Strategy When Example
backgroundWarmup: true Long-running servers (Express, Fastify) new Terlik({ backgroundWarmup: true })
Explicit warmup Serverless (Lambda, Vercel, Workers) const t = new Terlik(); t.containsProfanity("warmup");
Terlik.warmup() Multi-language servers Terlik.warmup(["tr", "en"])
Lazy (default) Scripts, CLIs, low-traffic new Terlik()

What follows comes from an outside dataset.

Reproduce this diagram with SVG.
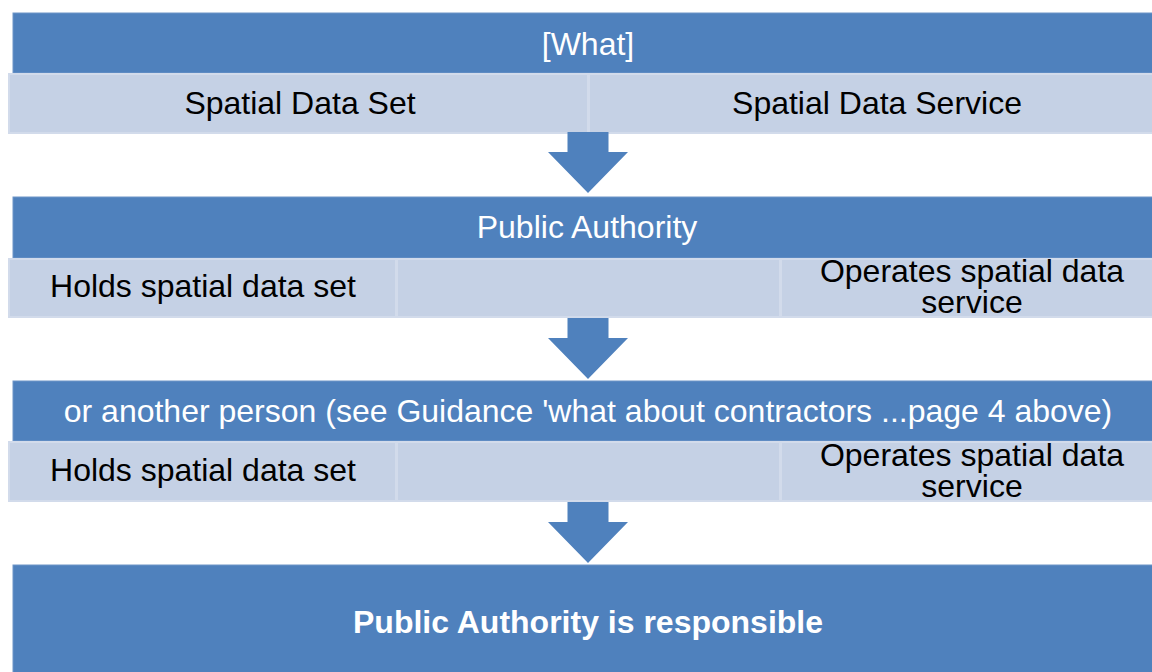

Serverless warning: Do NOT use backgroundWarmup in serverless runtimes. The setTimeout callback may never fire because the process freezes between invocations.

Per-Language Bundle Sizes

Using per-language imports eliminates unused language dictionaries from your bundle:

Import Raw Gzip
terlik.js (all languages) ~67 KB ~14 KB
terlik.js/tr ~42 KB ~10 KB
terlik.js/en ~43 KB ~10 KB
terlik.js/es ~38 KB ~9 KB
terlik.js/de ~37 KB ~9 KB

The core engine (~32 KB raw) is shared across all entry points via code splitting. The difference comes from dictionary size per language.